Exercise: Repeat what the lines below say, word for word, and skip every image.

((

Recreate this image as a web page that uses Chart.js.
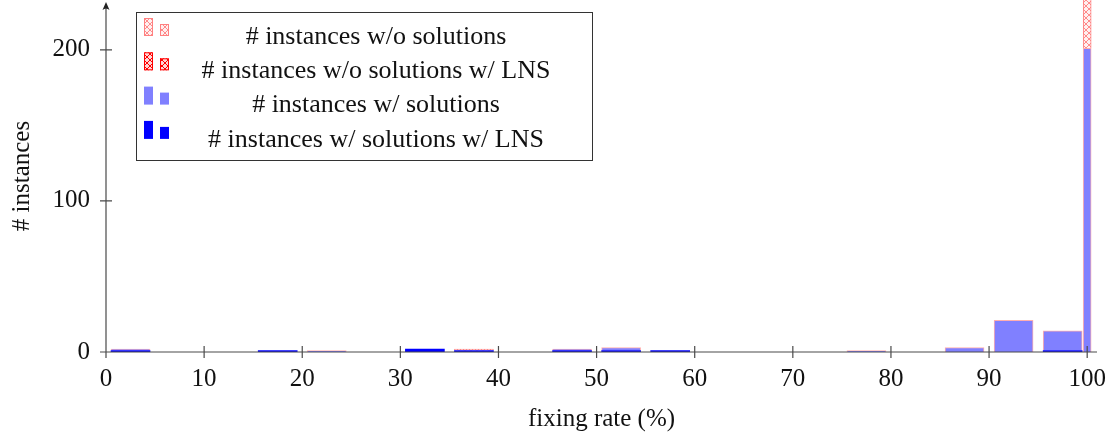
<!DOCTYPE html>
<html lang="en">
<head>
  <meta charset="UTF-8">
  <title>Fixing rate histogram</title>
  <style>
    html, body {
      margin: 0;
      padding: 0;
      background: #fff;
    }
    #wrap {
      width: 1115px;
      height: 435px;
    }
  </style>
</head>
<body>
  <div id="wrap"><canvas id="histChart" width="1115" height="435"></canvas></div>

  <script src="https://cdn.jsdelivr.net/npm/chart.js"></script>
  <script>
    // bin centres: 5% bins, then the separate 100% bin at the end
    const binCenters = [2.5, 7.5, 12.5, 17.5, 22.5, 27.5, 32.5, 37.5, 42.5, 47.5,
                        52.5, 57.5, 62.5, 67.5, 72.5, 77.5, 82.5, 87.5, 92.5, 97.5, 100];

    // stacked counts, bottom to top
    const withSolLNS    = [1, 0, 0, 1, 0, 0, 2, 1, 0, 1, 1, 1, 0, 0, 0, 0, 0, 0, 0, 1, 0];
    const withSol       = [1, 0, 0, 0, 1, 0, 0, 0, 0, 1, 2, 0, 0, 0, 0, 1, 0, 3, 21, 13, 201];
    const withoutSolLNS = [0, 0, 0, 0, 0, 0, 0, 0, 0, 0, 0, 0, 0, 0, 0, 0, 0, 0, 0, 0, 0];
    const withoutSol    = [0, 0, 0, 0, 0, 0, 0, 1, 0, 0, 0, 0, 0, 0, 0, 0, 0, 0, 0, 0, 35];

    const xTicks = [0, 10, 20, 30, 40, 50, 60, 70, 80, 90, 100];
    const yTicks = [0, 100, 200];

    const FONT = '"Liberation Serif", "DejaVu Serif", serif';

    // crosshatch fill like the pgfplots pattern
    function hatch(bg, line) {
      const c = document.createElement('canvas');
      c.width = 6;
      c.height = 6;
      const g = c.getContext('2d');
      g.fillStyle = bg;
      g.fillRect(0, 0, 6, 6);
      g.strokeStyle = line;
      g.lineWidth = 1;
      g.beginPath();
      g.moveTo(0, 0); g.lineTo(6, 6);
      g.moveTo(6, 0); g.lineTo(0, 6);
      g.stroke();
      return g.createPattern(c, 'repeat');
    }

    const series = [
      { label: '# instances w/ solutions w/ LNS', values: withSolLNS,
        fill: '#0000ff', border: '#0000ff', bw: 0 },
      { label: '# instances w/ solutions', values: withSol,
        fill: '#8080ff', border: 'rgba(255,120,120,0.6)', bw: 1 },
      { label: '# instances w/o solutions w/ LNS', values: withoutSolLNS,
        fill: hatch('#ffd6d6', '#ff0000'), border: '#ff0000', bw: 1 },
      { label: '# instances w/o solutions', values: withoutSol,
        fill: hatch('#fff0f0', '#ff8a8a'), border: '#ff8080', bw: 1 }
    ];

    // wide bars for the 5% bins, a narrow one for the 100% bin
    const datasets = [];
    series.forEach(s => {
      const last = binCenters.length - 1;
      [false, true].forEach(narrow => {
        const pts = binCenters
          .map((x, i) => ({ x: x, y: s.values[i], i: i }))
          .filter(p => (narrow ? p.i === last : p.i < last) && p.y > 0);
        datasets.push({
          label: s.label,
          data: pts,
          backgroundColor: s.fill,
          borderColor: s.border,
          borderWidth: s.bw,
          barThickness: narrow ? 8 : 39,
          borderSkipped: 'bottom',
          clip: 0
        });
      });
    });

    const axisDecor = {
      id: 'axisDecor',
      afterDatasetsDraw(chart) {
        const { ctx, chartArea: a, scales: { x, y } } = chart;
        ctx.save();
        ctx.strokeStyle = '#4a4a4a';
        ctx.lineWidth = 1.2;
        ctx.beginPath();
        ctx.moveTo(a.left, a.bottom); ctx.lineTo(a.right, a.bottom);
        ctx.moveTo(a.left, a.bottom); ctx.lineTo(a.left, a.top + 5);
        x.ticks.forEach(t => {
          const px = x.getPixelForValue(t.value);
          ctx.moveTo(px, a.bottom - 6); ctx.lineTo(px, a.bottom + 6);
        });
        y.ticks.forEach(t => {
          const py = y.getPixelForValue(t.value);
          ctx.moveTo(a.left - 6, py); ctx.lineTo(a.left + 6, py);
        });
        ctx.stroke();
        // arrow tip of the y axis
        ctx.fillStyle = '#222';
        ctx.beginPath();
        ctx.moveTo(a.left, a.top + 2);
        ctx.lineTo(a.left - 3.5, a.top + 10);
        ctx.quadraticCurveTo(a.left, a.top + 7, a.left + 3.5, a.top + 10);
        ctx.closePath();
        ctx.fill();
        ctx.restore();
      }
    };

    const insideLegend = {
      id: 'insideLegend',
      afterDraw(chart) {
        const { ctx, chartArea: a } = chart;
        const bx = a.left + 30, by = a.top + 12, bw = 456, bh = 148;
        ctx.save();
        ctx.fillStyle = '#fff';
        ctx.fillRect(bx, by, bw, bh);
        ctx.strokeStyle = '#333';
        ctx.lineWidth = 1;
        ctx.strokeRect(bx + 0.5, by + 0.5, bw, bh);
        ctx.font = '26px ' + FONT;
        ctx.textAlign = 'center';
        ctx.textBaseline = 'middle';
        series.slice().reverse().forEach((s, i) => {
          const base = by + 24 + i * 34.3;
          ctx.fillStyle = s.fill;
          ctx.fillRect(bx + 8, base - 18, 9, 18);
          ctx.fillRect(bx + 24, base - 12, 9, 12);
          if (s.label.indexOf('w/o') >= 0) {
            ctx.strokeStyle = s.border;
            ctx.strokeRect(bx + 8.5, base - 17.5, 8, 17);
            ctx.strokeRect(bx + 24.5, base - 11.5, 8, 11);
          }
          ctx.fillStyle = '#111';
          ctx.fillText(s.label, bx + 240, base + 1);
        });
        ctx.restore();
      }
    };

    new Chart(document.getElementById('histChart'), {
      type: 'bar',
      data: { datasets: datasets },
      plugins: [axisDecor, insideLegend],
      options: {
        responsive: false,
        animation: false,
        devicePixelRatio: 1,
        layout: { padding: { top: 0, right: 18, left: 0, bottom: 0 } },
        plugins: {
          legend: { display: false },
          tooltip: { enabled: false }
        },
        scales: {
          x: {
            type: 'linear',
            min: 0,
            max: 101,
            stacked: true,
            offset: false,
            grid: { display: false, drawTicks: false, offset: false },
            border: { display: false },
            afterBuildTicks: s => { s.ticks = xTicks.map(v => ({ value: v })); },
            afterFit: s => { s.height = 83; s.paddingLeft = 0; s.paddingRight = 0; },
            ticks: {
              autoSkip: false,
              maxRotation: 0,
              padding: 12,
              color: '#111',
              font: { family: FONT, size: 25 }
            },
            title: {
              display: true,
              text: 'fixing rate (%)',
              color: '#111',
              font: { family: FONT, size: 25 },
              padding: { top: 0, bottom: 1 }
            }
          },
          y: {
            min: 0,
            max: 233,
            stacked: true,
            grid: { display: false, drawTicks: false },
            border: { display: false },
            afterBuildTicks: s => { s.ticks = yTicks.map(v => ({ value: v })); },
            afterFit: s => { s.width = 106; s.paddingTop = 0; s.paddingBottom = 0; },
            ticks: {
              padding: 16,
              color: '#111',
              font: { family: FONT, size: 25 }
            },
            title: {
              display: true,
              text: '# instances',
              color: '#111',
              font: { family: FONT, size: 25 },
              padding: { top: 7, bottom: 0 }
            }
          }
        }
      }
    });
  </script>
</body>
</html>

))

Result of the task:
Recreate this image as a web page that uses Chart.js.
<!DOCTYPE html>
<html lang="en">
<head>
  <meta charset="UTF-8">
  <title>Fixing rate histogram</title>
  <style>
    html, body {
      margin: 0;
      padding: 0;
      background: #fff;
    }
    #wrap {
      width: 1115px;
      height: 435px;
    }
  </style>
</head>
<body>
  <div id="wrap"><canvas id="histChart" width="1115" height="435"></canvas></div>

  <script src="https://cdn.jsdelivr.net/npm/chart.js"></script>
  <script>
    // bin centres: 5% bins, then the separate 100% bin at the end
    const binCenters = [2.5, 7.5, 12.5, 17.5, 22.5, 27.5, 32.5, 37.5, 42.5, 47.5,
                        52.5, 57.5, 62.5, 67.5, 72.5, 77.5, 82.5, 87.5, 92.5, 97.5, 100];

    // stacked counts, bottom to top
    const withSolLNS    = [1, 0, 0, 1, 0, 0, 2, 1, 0, 1, 1, 1, 0, 0, 0, 0, 0, 0, 0, 1, 0];
    const withSol       = [1, 0, 0, 0, 1, 0, 0, 0, 0, 1, 2, 0, 0, 0, 0, 1, 0, 3, 21, 13, 201];
    const withoutSolLNS = [0, 0, 0, 0, 0, 0, 0, 0, 0, 0, 0, 0, 0, 0, 0, 0, 0, 0, 0, 0, 0];
    const withoutSol    = [0, 0, 0, 0, 0, 0, 0, 1, 0, 0, 0, 0, 0, 0, 0, 0, 0, 0, 0, 0, 35];

    const xTicks = [0, 10, 20, 30, 40, 50, 60, 70, 80, 90, 100];
    const yTicks = [0, 100, 200];

    const FONT = '"Liberation Serif", "DejaVu Serif", serif';

    // crosshatch fill like the pgfplots pattern
    function hatch(bg, line) {
      const c = document.createElement('canvas');
      c.width = 6;
      c.height = 6;
      const g = c.getContext('2d');
      g.fillStyle = bg;
      g.fillRect(0, 0, 6, 6);
      g.strokeStyle = line;
      g.lineWidth = 1;
      g.beginPath();
      g.moveTo(0, 0); g.lineTo(6, 6);
      g.moveTo(6, 0); g.lineTo(0, 6);
      g.stroke();
      return g.createPattern(c, 'repeat');
    }

    const series = [
      { label: '# instances w/ solutions w/ LNS', values: withSolLNS,
        fill: '#0000ff', border: '#0000ff', bw: 0 },
      { label: '# instances w/ solutions', values: withSol,
        fill: '#8080ff', border: 'rgba(255,120,120,0.6)', bw: 1 },
      { label: '# instances w/o solutions w/ LNS', values: withoutSolLNS,
        fill: hatch('#ffd6d6', '#ff0000'), border: '#ff0000', bw: 1 },
      { label: '# instances w/o solutions', values: withoutSol,
        fill: hatch('#fff0f0', '#ff8a8a'), border: '#ff8080', bw: 1 }
    ];

    // wide bars for the 5% bins, a narrow one for the 100% bin
    const datasets = [];
    series.forEach(s => {
      const last = binCenters.length - 1;
      [false, true].forEach(narrow => {
        const pts = binCenters
          .map((x, i) => ({ x: x, y: s.values[i], i: i }))
          .filter(p => (narrow ? p.i === last : p.i < last) && p.y > 0);
        datasets.push({
          label: s.label,
          data: pts,
          backgroundColor: s.fill,
          borderColor: s.border,
          borderWidth: s.bw,
          barThickness: narrow ? 8 : 39,
          borderSkipped: 'bottom',
          clip: 0
        });
      });
    });

    const axisDecor = {
      id: 'axisDecor',
      afterDatasetsDraw(chart) {
        const { ctx, chartArea: a, scales: { x, y } } = chart;
        ctx.save();
        ctx.strokeStyle = '#4a4a4a';
        ctx.lineWidth = 1.2;
        ctx.beginPath();
        ctx.moveTo(a.left, a.bottom); ctx.lineTo(a.right, a.bottom);
        ctx.moveTo(a.left, a.bottom); ctx.lineTo(a.left, a.top + 5);
        x.ticks.forEach(t => {
          const px = x.getPixelForValue(t.value);
          ctx.moveTo(px, a.bottom - 6); ctx.lineTo(px, a.bottom + 6);
        });
        y.ticks.forEach(t => {
          const py = y.getPixelForValue(t.value);
          ctx.moveTo(a.left - 6, py); ctx.lineTo(a.left + 6, py);
        });
        ctx.stroke();
        // arrow tip of the y axis
        ctx.fillStyle = '#222';
        ctx.beginPath();
        ctx.moveTo(a.left, a.top + 2);
        ctx.lineTo(a.left - 3.5, a.top + 10);
        ctx.quadraticCurveTo(a.left, a.top + 7, a.left + 3.5, a.top + 10);
        ctx.closePath();
        ctx.fill();
        ctx.restore();
      }
    };

    const insideLegend = {
      id: 'insideLegend',
      afterDraw(chart) {
        const { ctx, chartArea: a } = chart;
        const bx = a.left + 30, by = a.top + 12, bw = 456, bh = 148;
        ctx.save();
        ctx.fillStyle = '#fff';
        ctx.fillRect(bx, by, bw, bh);
        ctx.strokeStyle = '#333';
        ctx.lineWidth = 1;
        ctx.strokeRect(bx + 0.5, by + 0.5, bw, bh);
        ctx.font = '26px ' + FONT;
        ctx.textAlign = 'center';
        ctx.textBaseline = 'middle';
        series.slice().reverse().forEach((s, i) => {
          const base = by + 24 + i * 34.3;
          ctx.fillStyle = s.fill;
          ctx.fillRect(bx + 8, base - 18, 9, 18);
          ctx.fillRect(bx + 24, base - 12, 9, 12);
          if (s.label.indexOf('w/o') >= 0) {
            ctx.strokeStyle = s.border;
            ctx.strokeRect(bx + 8.5, base - 17.5, 8, 17);
            ctx.strokeRect(bx + 24.5, base - 11.5, 8, 11);
          }
          ctx.fillStyle = '#111';
          ctx.fillText(s.label, bx + 240, base + 1);
        });
        ctx.restore();
      }
    };

    new Chart(document.getElementById('histChart'), {
      type: 'bar',
      data: { datasets: datasets },
      plugins: [axisDecor, insideLegend],
      options: {
        responsive: false,
        animation: false,
        devicePixelRatio: 1,
        layout: { padding: { top: 0, right: 18, left: 0, bottom: 0 } },
        plugins: {
          legend: { display: false },
          tooltip: { enabled: false }
        },
        scales: {
          x: {
            type: 'linear',
            min: 0,
            max: 101,
            stacked: true,
            offset: false,
            grid: { display: false, drawTicks: false, offset: false },
            border: { display: false },
            afterBuildTicks: s => { s.ticks = xTicks.map(v => ({ value: v })); },
            afterFit: s => { s.height = 83; s.paddingLeft = 0; s.paddingRight = 0; },
            ticks: {
              autoSkip: false,
              maxRotation: 0,
              padding: 12,
              color: '#111',
              font: { family: FONT, size: 25 }
            },
            title: {
              display: true,
              text: 'fixing rate (%)',
              color: '#111',
              font: { family: FONT, size: 25 },
              padding: { top: 0, bottom: 1 }
            }
          },
          y: {
            min: 0,
            max: 233,
            stacked: true,
            grid: { display: false, drawTicks: false },
            border: { display: false },
            afterBuildTicks: s => { s.ticks = yTicks.map(v => ({ value: v })); },
            afterFit: s => { s.width = 106; s.paddingTop = 0; s.paddingBottom = 0; },
            ticks: {
              padding: 16,
              color: '#111',
              font: { family: FONT, size: 25 }
            },
            title: {
              display: true,
              text: '# instances',
              color: '#111',
              font: { family: FONT, size: 25 },
              padding: { top: 7, bottom: 0 }
            }
          }
        }
      }
    });
  </script>
</body>
</html>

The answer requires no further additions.